▶ Material provided:

************

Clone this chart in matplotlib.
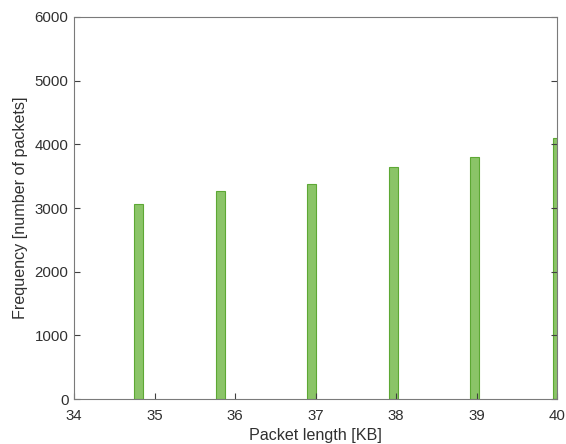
import matplotlib
matplotlib.use("Agg")
import matplotlib.pyplot as plt

# packet length bins (KB) and counts
bin_centers = [34.80, 35.82, 36.945, 37.965, 38.98, 40.0]
counts = [3063, 3272, 3377, 3639, 3796, 4104]
bin_width = 0.11

x_ticks = [34, 35, 36, 37, 38, 39, 40]
y_ticks = [0, 1000, 2000, 3000, 4000, 5000, 6000]

plt.rcParams['font.family'] = ['Liberation Sans', 'DejaVu Sans']

fig = plt.figure(figsize=(5.66, 4.44), dpi=100)
ax = fig.add_axes([74 / 566, 1 - 399 / 444, 483 / 566, 382 / 444])

ax.bar(bin_centers, counts, width=bin_width, color="#8BC468",
       edgecolor="#5DA834", linewidth=0.8)

ax.set_xlim(34, 40)
ax.set_ylim(0, 6000)
ax.set_xticks(x_ticks)
ax.set_yticks(y_ticks)

AX_COLOR = "#7a7a7a"
for s in ax.spines.values():
    s.set_color(AX_COLOR)
    s.set_linewidth(0.8)
ax.tick_params(direction="in", length=4, width=0.8, color="#404040",
               labelcolor="#303030", labelsize=10.8, top=False, right=True)
ax.tick_params(axis="x", pad=7)
ax.tick_params(axis="y", pad=4)

ax.set_xlabel("Packet length [KB]", fontsize=11.6, color="#303030", labelpad=4)
ax.set_ylabel("Frequency [number of packets]", fontsize=11.6, color="#303030", labelpad=5)

fig.savefig("out.png", dpi=100)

************

▶ Exercise requirements: Leave out the pictures and transcribe everything else exactly.

▶ Task solution:
Clone this chart in matplotlib.
import matplotlib
matplotlib.use("Agg")
import matplotlib.pyplot as plt

# packet length bins (KB) and counts
bin_centers = [34.80, 35.82, 36.945, 37.965, 38.98, 40.0]
counts = [3063, 3272, 3377, 3639, 3796, 4104]
bin_width = 0.11

x_ticks = [34, 35, 36, 37, 38, 39, 40]
y_ticks = [0, 1000, 2000, 3000, 4000, 5000, 6000]

plt.rcParams['font.family'] = ['Liberation Sans', 'DejaVu Sans']

fig = plt.figure(figsize=(5.66, 4.44), dpi=100)
ax = fig.add_axes([74 / 566, 1 - 399 / 444, 483 / 566, 382 / 444])

ax.bar(bin_centers, counts, width=bin_width, color="#8BC468",
       edgecolor="#5DA834", linewidth=0.8)

ax.set_xlim(34, 40)
ax.set_ylim(0, 6000)
ax.set_xticks(x_ticks)
ax.set_yticks(y_ticks)

AX_COLOR = "#7a7a7a"
for s in ax.spines.values():
    s.set_color(AX_COLOR)
    s.set_linewidth(0.8)
ax.tick_params(direction="in", length=4, width=0.8, color="#404040",
               labelcolor="#303030", labelsize=10.8, top=False, right=True)
ax.tick_params(axis="x", pad=7)
ax.tick_params(axis="y", pad=4)

ax.set_xlabel("Packet length [KB]", fontsize=11.6, color="#303030", labelpad=4)
ax.set_ylabel("Frequency [number of packets]", fontsize=11.6, color="#303030", labelpad=5)

fig.savefig("out.png", dpi=100)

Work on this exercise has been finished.